▸ The task:
Give the material once more, word for word, without any images.
#### Information supplied
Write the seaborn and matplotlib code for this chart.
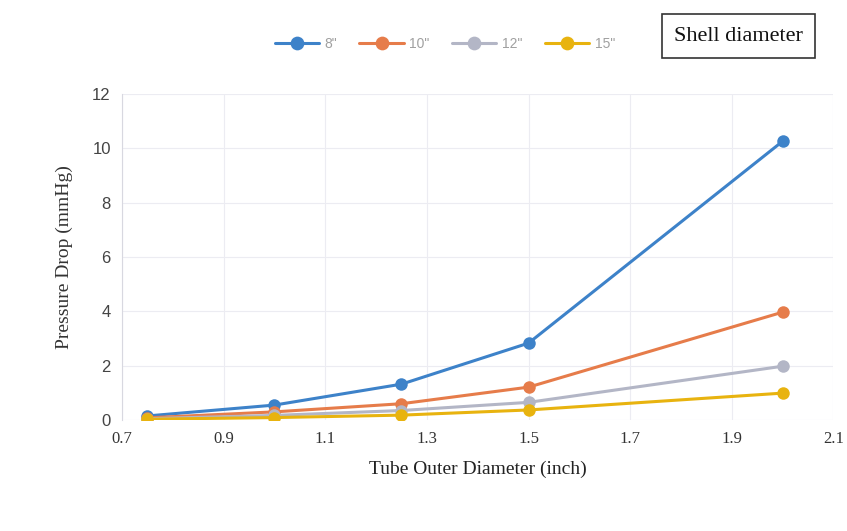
import numpy as np
import pandas as pd
import matplotlib
matplotlib.use("Agg")
import matplotlib.pyplot as plt
import seaborn as sns

# ---- data ----
tube_od = [0.75, 1.0, 1.25, 1.5, 2.0]
shell_labels = ['8"', '10"', '12"', '15"']
dp_8 = [0.15, 0.55, 1.32, 2.83, 10.26]
dp_10 = [0.08, 0.30, 0.60, 1.21, 3.97]
dp_12 = [0.05, 0.17, 0.35, 0.65, 1.98]
dp_15 = [0.03, 0.09, 0.18, 0.37, 0.99]

x_ticks = [0.7, 0.9, 1.1, 1.3, 1.5, 1.7, 1.9, 2.1]
y_ticks = [0, 2, 4, 6, 8, 10, 12]

colors = ["#3d82c9", "#e67c4a", "#b3b6c6", "#e8b30f"]

df = pd.DataFrame({
    "od": tube_od * 4,
    "dp": dp_8 + dp_10 + dp_12 + dp_15,
    "shell": sum([[s] * len(tube_od) for s in shell_labels], []),
})

sns.set_style("white")
plt.rcParams['font.family'] = ['Liberation Serif', 'DejaVu Serif']

fig = plt.figure(figsize=(8.47, 5.31), dpi=100)
ax = fig.add_axes([0.144, 0.209, 0.84, 0.614])

sns.lineplot(data=df, x="od", y="dp", hue="shell", palette=colors,
             marker="o", markersize=9, markeredgewidth=0, linewidth=2.2,
             ax=ax, legend=True)

ax.set_xlim(0.7, 2.1)
ax.set_ylim(0, 12)
ax.set_xticks(x_ticks)
ax.set_xticklabels([f"{v:.1f}" for v in x_ticks], fontsize=12, color="#333333",
                   family="Liberation Serif")
ax.set_yticks(y_ticks)
ax.set_yticklabels([str(v) for v in y_ticks], fontsize=12, color="#444444",
                   family="Liberation Sans")
ax.tick_params(axis="both", length=0, pad=8)
ax.grid(True, color="#ececf2", linewidth=0.8)
for side in ["top", "right", "bottom"]:
    ax.spines[side].set_visible(False)
ax.spines["left"].set_color("#d8d8e0")
ax.spines["left"].set_linewidth(0.8)

ax.set_xlabel("Tube Outer Diameter (inch)", fontsize=14, color="#222222", labelpad=10)
ax.set_ylabel("Pressure Drop (mmHg)", fontsize=14, color="#333333", labelpad=14)

handles, labels = ax.get_legend_handles_labels()
leg = fig.legend(handles, labels, loc="center", bbox_to_anchor=(0.525, 0.918),
                 ncol=4, frameon=False, fontsize=10, handlelength=3.2,
                 columnspacing=1.6, handletextpad=0.4, markerscale=1.1)
for t in leg.get_texts():
    t.set_color("#a0a0a0")
    t.set_family("Liberation Sans")
if ax.get_legend():
    ax.get_legend().remove()

fig.text(0.872, 0.932, "Shell diameter", fontsize=16, ha="center", va="center",
         color="#111111",
         bbox=dict(boxstyle="square,pad=0.55", facecolor="white",
                   edgecolor="#333333", linewidth=1.2))

fig.savefig("out.png", dpi=100)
########
▸ Exercise response:
Write the seaborn and matplotlib code for this chart.
import numpy as np
import pandas as pd
import matplotlib
matplotlib.use("Agg")
import matplotlib.pyplot as plt
import seaborn as sns

# ---- data ----
tube_od = [0.75, 1.0, 1.25, 1.5, 2.0]
shell_labels = ['8"', '10"', '12"', '15"']
dp_8 = [0.15, 0.55, 1.32, 2.83, 10.26]
dp_10 = [0.08, 0.30, 0.60, 1.21, 3.97]
dp_12 = [0.05, 0.17, 0.35, 0.65, 1.98]
dp_15 = [0.03, 0.09, 0.18, 0.37, 0.99]

x_ticks = [0.7, 0.9, 1.1, 1.3, 1.5, 1.7, 1.9, 2.1]
y_ticks = [0, 2, 4, 6, 8, 10, 12]

colors = ["#3d82c9", "#e67c4a", "#b3b6c6", "#e8b30f"]

df = pd.DataFrame({
    "od": tube_od * 4,
    "dp": dp_8 + dp_10 + dp_12 + dp_15,
    "shell": sum([[s] * len(tube_od) for s in shell_labels], []),
})

sns.set_style("white")
plt.rcParams['font.family'] = ['Liberation Serif', 'DejaVu Serif']

fig = plt.figure(figsize=(8.47, 5.31), dpi=100)
ax = fig.add_axes([0.144, 0.209, 0.84, 0.614])

sns.lineplot(data=df, x="od", y="dp", hue="shell", palette=colors,
             marker="o", markersize=9, markeredgewidth=0, linewidth=2.2,
             ax=ax, legend=True)

ax.set_xlim(0.7, 2.1)
ax.set_ylim(0, 12)
ax.set_xticks(x_ticks)
ax.set_xticklabels([f"{v:.1f}" for v in x_ticks], fontsize=12, color="#333333",
                   family="Liberation Serif")
ax.set_yticks(y_ticks)
ax.set_yticklabels([str(v) for v in y_ticks], fontsize=12, color="#444444",
                   family="Liberation Sans")
ax.tick_params(axis="both", length=0, pad=8)
ax.grid(True, color="#ececf2", linewidth=0.8)
for side in ["top", "right", "bottom"]:
    ax.spines[side].set_visible(False)
ax.spines["left"].set_color("#d8d8e0")
ax.spines["left"].set_linewidth(0.8)

ax.set_xlabel("Tube Outer Diameter (inch)", fontsize=14, color="#222222", labelpad=10)
ax.set_ylabel("Pressure Drop (mmHg)", fontsize=14, color="#333333", labelpad=14)

handles, labels = ax.get_legend_handles_labels()
leg = fig.legend(handles, labels, loc="center", bbox_to_anchor=(0.525, 0.918),
                 ncol=4, frameon=False, fontsize=10, handlelength=3.2,
                 columnspacing=1.6, handletextpad=0.4, markerscale=1.1)
for t in leg.get_texts():
    t.set_color("#a0a0a0")
    t.set_family("Liberation Sans")
if ax.get_legend():
    ax.get_legend().remove()

fig.text(0.872, 0.932, "Shell diameter", fontsize=16, ha="center", va="center",
         color="#111111",
         bbox=dict(boxstyle="square,pad=0.55", facecolor="white",
                   edgecolor="#333333", linewidth=1.2))

fig.savefig("out.png", dpi=100)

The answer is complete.